Sergiopic

The spotlight isn’t the natural habitat for most diplomats.  With a few exceptions, they tend to work discreetly behind the scenes so chances are you’d struggle to name more than a couple of the better known ones.  In which case, the name Sergio Vieira De Mello may not ring a bell.

In charge of the UN’s operation in Iraq immediately after the fall of Saddam Hussein, he was a career diplomat with an unconventional approach to his job – some might have called him “the people’s diplomat” – and he’s in the full glare of that spotlight in Netflix’s latest, Sergio, which traces his life up to his time in Baghdad in 2003. As he lies trapped among the debris after a bomb devastates his office building in the city, he reflects on his life – his role in East Timor gaining independence from Indonesia, how he came to head up the mission in Iraq, his personal life, the decisions he made and their repercussions.  A career where he tried to put the needs of ordinary people first and where he continually faced opposition from world leaders.
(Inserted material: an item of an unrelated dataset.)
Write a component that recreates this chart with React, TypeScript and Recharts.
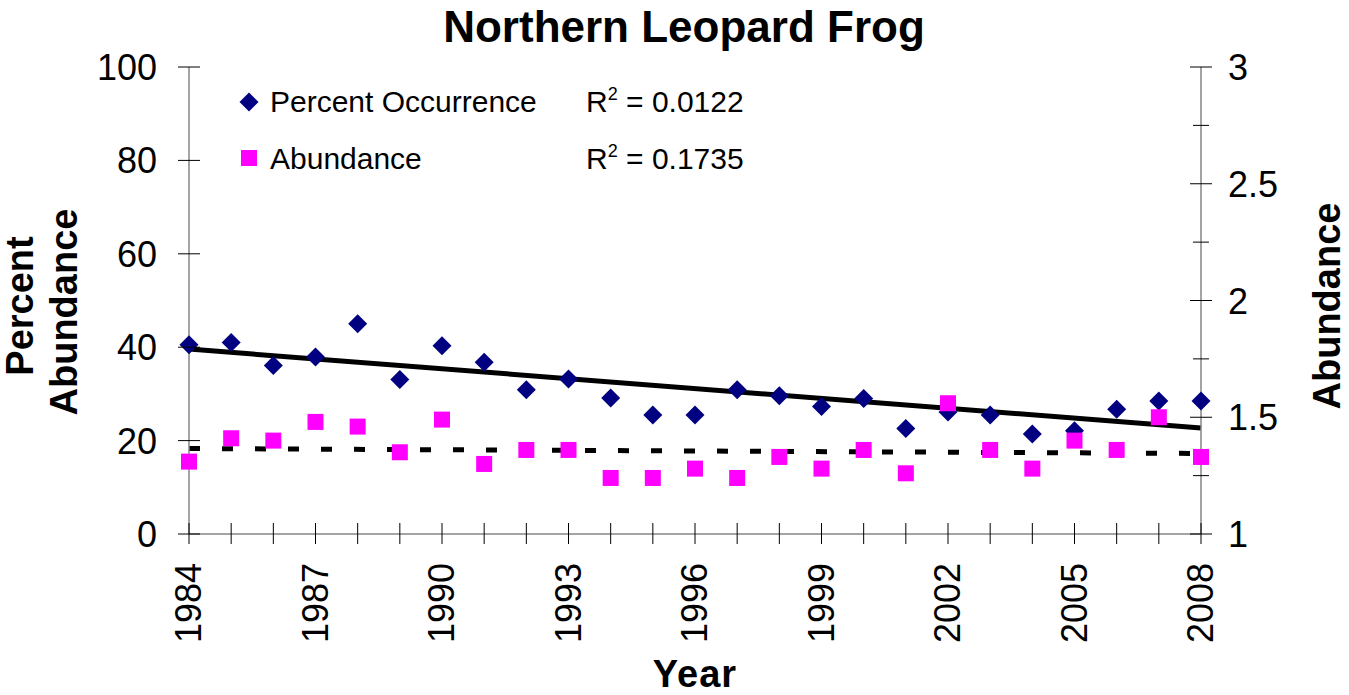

Director Greg Barker has moved away from his usual factual stomping ground to take a second look at Sergio, eleven years after his documentary of the same name.  It explains why there are times when the film feels like less of a biopic and more of a historical record of his career but, for the most part, Barker constructs his narrative to be a drama sprinkled with a few thriller elements.  And it’s a life full of incident, most of it political, so his challenge is to make a story based around words rather than actions into something more interesting that it inherently sounds.  In the main, he succeeds.  While the structure and use of flashbacks is over-familiar, he’s been gifted with a charismatic central character who is portrayed with humanity and complexity by Wagner Moura (Narcos), somebody just as much at home among ordinary people as he is at the higher echelons of power.  He’s also smart enough to surround himself with people with talents and attitudes that aren’t necessarily the same as his but certainly complement them.  While right hand man, Gil Loescher (Brian F O’Byrne) is, in reality, a composite character, his more traditional view of the role of the diplomat is the perfect counterbalance to his less conventional boss.

There is, of course, a romantic side to the story, Sergio’s relationship with colleague Carolina Larriera, played by Ana de Armas is a young woman under no illusions about his priorities – he’s already married with two young sons and even more married to his job.  And, while it’s based in fact, it’s also the least successful aspect of the movie, with some of the scenes towards the end overly soft-focussed giving them an uncharacteristically sickly tone.  They contrast especially with a strongly anti-American tone during the Iraq-set sequences, underlined by an almost reptilian and cold-eyed performance from Bradley Whitford as Paul Bremer, in charge of the US-led coalition in charge of the country following the invasion.  His assertion that “the UN works for us” exemplifies everything that Sergio is fighting against.

While its style doesn’t offer anything innovative and its running time of just under two hours would have benefited from a judicious trim, Sergio still manages to be an engaging portrayal of a rebel with a cause, somebody for whom living among the chaos and distress of war was the norm. It’s also a reminder of a piece of modern history from less than 20 years ago but which, especially at the moment, seems even further in the distance.

[rating=3]

Drama, History, Biography | Cert: 15 | Netflix | 17 April 2020 | Netflix | Dir. Greg Barker | Wagner Moura, Ana De Armas, Brian F O’Byrne, Garrett Dillahunt, Bradley Whitford.